52 Documents in 52 Weeks #6 – Same Forms, Same Year, Different Details

Sometimes, the depth of details differs even when the same forms are filled in for two different people. Today’s documents are baptismal certificates used by the Greek Catholic churches in 1893. They are for my grandparents, Helena Anna (Julia) Scerbak and George Kucharik (Sabo).  Julia was born on 17 August 1893 in Passaic, Passaic County, New Jersey and George was born on 24 May 1893 in Delano, Schuylkill County, Pennsylvania. Both families were Greek Catholic. Julia’s baptism took place at St. Michael’s Church, today known as the Cathedral of St. Michael the Archangel. George was baptized at St. Mary’s Church in Mahanoy City, which borders Delano.


Helena Scerbak’s Baptismal Record

This information is quite easy to figure out, as it is arranged in columns. Nana was child #51 to be baptized, her dates of birth and baptism are given (although I admit I am not sure what the baptismal date is with the way it is written), place of birth is recorded, her parents’ names are given, the names of godparents are listed and the priest’s name is given.

I am lucky enough to be the keeper of this original certificate as well as the caretaker of my grandfather’s baptismal certificate. Before I share the image of his certificate, I need to state that Nana told me about her family’s ancestral home in Slovakia. Her family lived in the adjacent small villages of Ujak (today called Udol) and Hajtovka.

I never knew my paternal grandfather because he died of tuberculosis when my father was ten. If my grandmother ever knew the village from where the Kuchariks emigrated, she had long forgotten it. I am not sure she ever knew, though, because George was born in Pennsylvania and she wasn’t overly fond of her other in-laws. She did say they spoke the same dialect of Slovak that she spoke, but that is all she knew.

I had searched U.S. records for clues to the Kucharik ancestral village for years, but they didn’t leave many records. The eldest son, John, died between 1900-1910 and I have not found any death or burial record for him. The other children were born in Pennsylvania. Stefan and wife Maria never became naturalized citizens, they owned no property and their death certificate say nothing about where in Slovakia they were born.

I didn’t realize it until about seven years ago, but I had the answer in my hands all the time. Now, take a look at George’s baptismal certificate:


George Kucharik’s Baptismal Record

Note that the form is the same and the information is the same, EXCEPT and this is a HUGE except, there are extra words between the names of George’s parents.

The purple arrows are pointing to those words, which are difficult to read. The form itself is in Latin, but these words are not Latin. It looked like it said “Sebes loku: Jaros, Hungaria.” It seems to be citing a place, but I couldn’t find any place called Jaros or Sebes.

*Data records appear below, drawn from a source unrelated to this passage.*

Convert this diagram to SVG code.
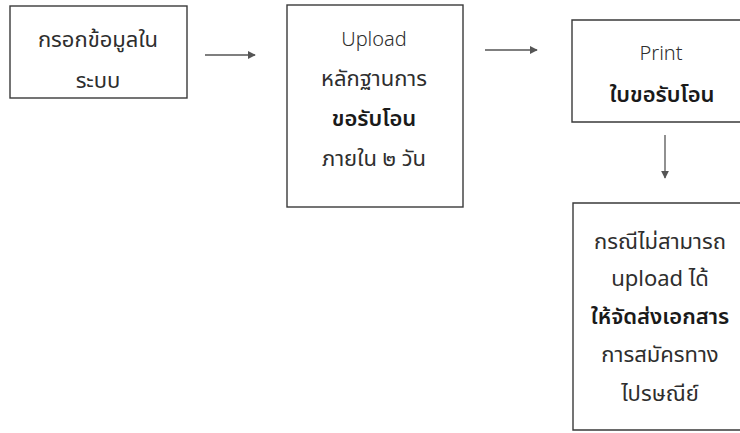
<svg xmlns="http://www.w3.org/2000/svg" width="740" height="433" viewBox="0 0 740 433">
<style>
.box{fill:none;stroke:#3a3a3a;stroke-width:1.4}
.t{font-family:"Noto Sans Thai","Noto Sans","Liberation Sans",sans-serif;font-size:22px;fill:#2e2e2e;text-anchor:middle}
.l{font-size:20px;font-weight:300}
.b{font-weight:600;fill:#1a1a1a}
.c{stroke:#555;stroke-width:1.3;fill:none}
</style>
<defs>
<marker id="ah" viewBox="0 0 10 10" refX="9" refY="5" markerWidth="8" markerHeight="8" markerUnits="userSpaceOnUse" orient="auto">
<path d="M0,0 L10,5 L0,10 z" fill="#555"/>
</marker>
</defs>
<rect x="0" y="0" width="740" height="433" fill="#fff"/>
<g id="n1">
<rect class="box" x="10" y="6" width="177" height="92"/>
<text class="t" x="98" y="47">กรอกข้อมูลใน</text>
<text class="t" x="98" y="88">ระบบ</text>
</g>
<g id="n2">
<rect class="box" x="287" y="5" width="176" height="202"/>
<text class="t l" x="374" y="46">Upload</text>
<text class="t" x="374" y="86">หลักฐานการ</text>
<text class="t b" x="374" y="126">ขอรับโอน</text>
<text class="t" x="374" y="166">ภายใน ๒ วัน</text>
</g>
<g id="n3">
<path class="box" d="M741,20 H572 V122 H741"/>
<text class="t l" x="661" y="60">Print</text>
<text class="t b" x="662" y="102">ใบขอรับโอน</text>
</g>
<g id="n4">
<path class="box" d="M741,203 H573 V430 H741"/>
<text class="t" x="660" y="249">กรณีไม่สามารถ</text>
<text class="t" x="660" y="286">upload ได้</text>
<text class="t b" x="660" y="324">ให้จัดส่งเอกสาร</text>
<text class="t" x="660" y="362">การสมัครทาง</text>
<text class="t" x="660" y="401">ไปรษณีย์</text>
</g>
<g id="connectors">
<line class="c" x1="205" y1="55" x2="255" y2="55" marker-end="url(#ah)"/>
<line class="c" x1="485" y1="50" x2="537" y2="50" marker-end="url(#ah)"/>
<line class="c" x1="665" y1="135" x2="665" y2="178" marker-end="url(#ah)"/>
</g>
</svg>
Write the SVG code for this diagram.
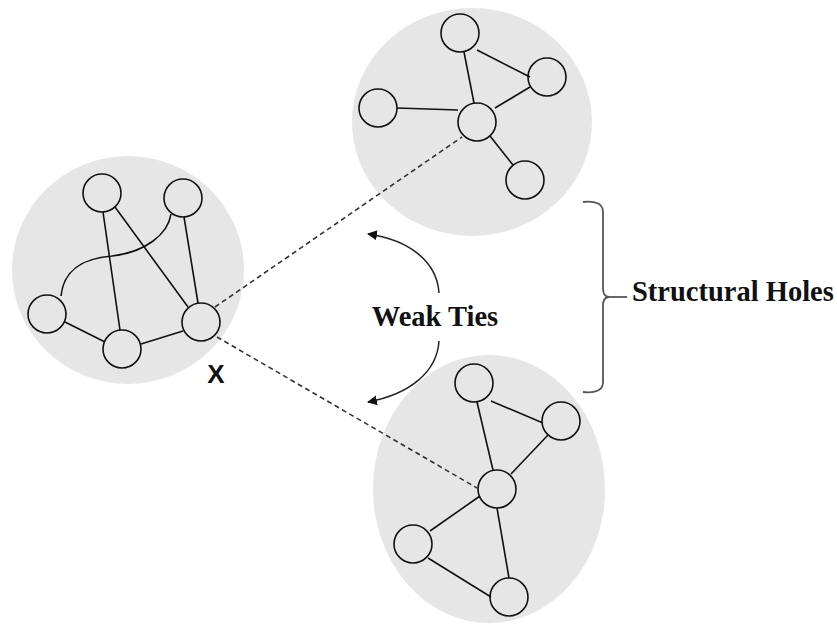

When I photocopied this certificate and took it to the Family History Library in Salt Lake City, I headed to the Eastern European help desk. I was lucky enough to talk with a lady who was from Slovakia. She looked at the certificate, looked up information in two or three books, asked me what religion they were (Greek Catholic) and then printed out several pages of microfilm numbers.

She said that “Jaros” was actually the old Hungarian county “Saros” and Sebes referred to either Also Sebes or Felso Sebes, two villages not far from Presov, Slovakia. Next, she highlighted the films with the Greek Catholic records on them and sent me off to the microfilm readers. These villages aren’t more than about forty miles from Udol and Hajtovka.

A few minutes later, I had the marriage record of Stephen Kucharik and Maria Kacsenyak! The brick wall had been busted open and I was able to trace the family back to the earliest church registers.

Moral of this story: Take additional looks at documents you already have and find a way to learn what information is recorded on them.

One thought on “52 Documents in 52 Weeks #6 – Same Forms, Same Year, Different Details”

  1. Congrats! And, that is a wonderful reminder. I did something similar a few months ago when I realized a document I already had showed the village some German ancestors had come from. It helps to find someone who knows the language, too!